_YOUR OBJECTIVE_
Copy each line of the data below exactly, leaving out pictures.

++++ SOURCE MATERIAL

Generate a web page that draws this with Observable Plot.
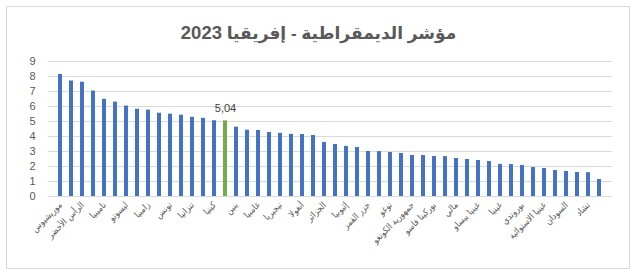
<!DOCTYPE html>
<html>
<head>
<meta charset="utf-8">
<script src="https://cdn.jsdelivr.net/npm/d3@7"></script>
<script src="https://cdn.jsdelivr.net/npm/@observablehq/plot@0.6"></script>
<style>
  html, body { margin: 0; padding: 0; background: #fff; }
  #wrap { position: relative; width: 637px; height: 279px; overflow: hidden; }
  #frame { position: absolute; left: 6px; top: 6px; width: 624px; height: 263px; border: 1px solid #d9d9d9; box-sizing: border-box; }
  #title { position: absolute; left: 0; top: 21px; width: 637px; text-align: center; font-family: "Liberation Sans", "DejaVu Sans", sans-serif; font-weight: bold; font-size: 17px; line-height: 24px; color: #595959; }
  #title .yr { font-size: 18.5px; }
  #chart { position: absolute; left: 0; top: 50px; }
</style>
</head>
<body>
<div id="wrap">
  <div id="frame"></div>
  <div id="title">مؤشر الديمقراطية - إفريقيا <span class="yr">2023</span></div>
  <div id="chart"></div>
</div>
<script>
const countries = [
  "موريشيوس", "بوتسوانا", "الرأس الأخضر", "جنوب إفريقيا", "ناميبيا",
  "غانا", "ليسوتو", "مالاوي", "زامبيا", "السنغال",
  "تونس", "ليبيريا", "تنزانيا", "مدغشقر", "كينيا",
  "المغرب", "بنين", "أوغندا", "غامبيا", "سيراليون",
  "نيجيريا", "ساحل العاج", "أنغولا", "موريتانيا", "الجزائر",
  "النيجر", "إثيوبيا", "الغابون", "جزر القمر", "مصر",
  "توغو", "موزمبيق", "جمهورية الكونغو", "رواندا", "بوركينا فاسو",
  "الكاميرون", "مالي", "زيمبابوي", "غينيا بيساو", "جيبوتي",
  "غينيا", "إسواتيني", "بوروندي", "إريتريا", "غينيا الاستوائية",
  "ليبيا", "السودان", "الكونغو الديمقراطية", "تشاد", "جمهورية إفريقيا الوسطى"
];
const scores = [
  8.14, 7.70, 7.62, 7.03, 6.48,
  6.29, 6.03, 5.82, 5.76, 5.55,
  5.49, 5.42, 5.28, 5.21, 5.05,
  5.04, 4.62, 4.42, 4.40, 4.27,
  4.21, 4.14, 4.13, 4.07, 3.61,
  3.47, 3.34, 3.27, 3.00, 2.99,
  2.93, 2.87, 2.74, 2.73, 2.67,
  2.66, 2.53, 2.47, 2.40, 2.33,
  2.14, 2.13, 2.07, 1.93, 1.87,
  1.73, 1.67, 1.60, 1.59, 1.13
];
const highlighted = "المغرب";
const yTicks = [0, 1, 2, 3, 4, 5, 6, 7, 8, 9];
const shownLabels = countries.filter((c, i) => i % 2 === 0);

const data = countries.map((c, i) => ({country: c, score: scores[i]}));

const chart = Plot.plot({
  width: 637,
  height: 229,
  marginLeft: 48,
  marginRight: 25,
  marginTop: 11,
  marginBottom: 83,
  style: {fontFamily: "'Liberation Sans', 'DejaVu Sans', sans-serif", fontSize: "10px", color: "#595959", background: "transparent", overflow: "visible"},
  x: {domain: countries, padding: 0.6, label: null},
  y: {domain: [0, 9], label: null},
  marks: [
    Plot.gridY(yTicks, {stroke: "#d9d9d9", strokeOpacity: 1}),
    Plot.barY(data, {x: "country", y: "score", fill: d => d.country === highlighted ? "#70AD47" : "#4472C4"}),
    Plot.text(data.filter(d => d.country === highlighted), {x: "country", y: "score", text: d => d.score.toFixed(2).replace(".", ","), dy: -12, fill: "#404040", fontSize: 11}),
    Plot.axisY(yTicks, {tickSize: 0, tickPadding: 13, fontSize: 11, fill: "#595959", label: null}),
    Plot.axisX(shownLabels, {tickSize: 0, tickPadding: 7, tickRotate: -45, textAnchor: "end", fill: "#595959", fontSize: 9, fontFamily: "'DejaVu Sans Condensed', 'DejaVu Sans', sans-serif", label: null})
  ]
});
document.getElementById("chart").appendChild(chart);
</script>
</body>
</html>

++++++++

_EXERCISE OUTPUT_
Generate a web page that draws this with Observable Plot.
<!DOCTYPE html>
<html>
<head>
<meta charset="utf-8">
<script src="https://cdn.jsdelivr.net/npm/d3@7"></script>
<script src="https://cdn.jsdelivr.net/npm/@observablehq/plot@0.6"></script>
<style>
  html, body { margin: 0; padding: 0; background: #fff; }
  #wrap { position: relative; width: 637px; height: 279px; overflow: hidden; }
  #frame { position: absolute; left: 6px; top: 6px; width: 624px; height: 263px; border: 1px solid #d9d9d9; box-sizing: border-box; }
  #title { position: absolute; left: 0; top: 21px; width: 637px; text-align: center; font-family: "Liberation Sans", "DejaVu Sans", sans-serif; font-weight: bold; font-size: 17px; line-height: 24px; color: #595959; }
  #title .yr { font-size: 18.5px; }
  #chart { position: absolute; left: 0; top: 50px; }
</style>
</head>
<body>
<div id="wrap">
  <div id="frame"></div>
  <div id="title">مؤشر الديمقراطية - إفريقيا <span class="yr">2023</span></div>
  <div id="chart"></div>
</div>
<script>
const countries = [
  "موريشيوس", "بوتسوانا", "الرأس الأخضر", "جنوب إفريقيا", "ناميبيا",
  "غانا", "ليسوتو", "مالاوي", "زامبيا", "السنغال",
  "تونس", "ليبيريا", "تنزانيا", "مدغشقر", "كينيا",
  "المغرب", "بنين", "أوغندا", "غامبيا", "سيراليون",
  "نيجيريا", "ساحل العاج", "أنغولا", "موريتانيا", "الجزائر",
  "النيجر", "إثيوبيا", "الغابون", "جزر القمر", "مصر",
  "توغو", "موزمبيق", "جمهورية الكونغو", "رواندا", "بوركينا فاسو",
  "الكاميرون", "مالي", "زيمبابوي", "غينيا بيساو", "جيبوتي",
  "غينيا", "إسواتيني", "بوروندي", "إريتريا", "غينيا الاستوائية",
  "ليبيا", "السودان", "الكونغو الديمقراطية", "تشاد", "جمهورية إفريقيا الوسطى"
];
const scores = [
  8.14, 7.70, 7.62, 7.03, 6.48,
  6.29, 6.03, 5.82, 5.76, 5.55,
  5.49, 5.42, 5.28, 5.21, 5.05,
  5.04, 4.62, 4.42, 4.40, 4.27,
  4.21, 4.14, 4.13, 4.07, 3.61,
  3.47, 3.34, 3.27, 3.00, 2.99,
  2.93, 2.87, 2.74, 2.73, 2.67,
  2.66, 2.53, 2.47, 2.40, 2.33,
  2.14, 2.13, 2.07, 1.93, 1.87,
  1.73, 1.67, 1.60, 1.59, 1.13
];
const highlighted = "المغرب";
const yTicks = [0, 1, 2, 3, 4, 5, 6, 7, 8, 9];
const shownLabels = countries.filter((c, i) => i % 2 === 0);

const data = countries.map((c, i) => ({country: c, score: scores[i]}));

const chart = Plot.plot({
  width: 637,
  height: 229,
  marginLeft: 48,
  marginRight: 25,
  marginTop: 11,
  marginBottom: 83,
  style: {fontFamily: "'Liberation Sans', 'DejaVu Sans', sans-serif", fontSize: "10px", color: "#595959", background: "transparent", overflow: "visible"},
  x: {domain: countries, padding: 0.6, label: null},
  y: {domain: [0, 9], label: null},
  marks: [
    Plot.gridY(yTicks, {stroke: "#d9d9d9", strokeOpacity: 1}),
    Plot.barY(data, {x: "country", y: "score", fill: d => d.country === highlighted ? "#70AD47" : "#4472C4"}),
    Plot.text(data.filter(d => d.country === highlighted), {x: "country", y: "score", text: d => d.score.toFixed(2).replace(".", ","), dy: -12, fill: "#404040", fontSize: 11}),
    Plot.axisY(yTicks, {tickSize: 0, tickPadding: 13, fontSize: 11, fill: "#595959", label: null}),
    Plot.axisX(shownLabels, {tickSize: 0, tickPadding: 7, tickRotate: -45, textAnchor: "end", fill: "#595959", fontSize: 9, fontFamily: "'DejaVu Sans Condensed', 'DejaVu Sans', sans-serif", label: null})
  ]
});
document.getElementById("chart").appendChild(chart);
</script>
</body>
</html>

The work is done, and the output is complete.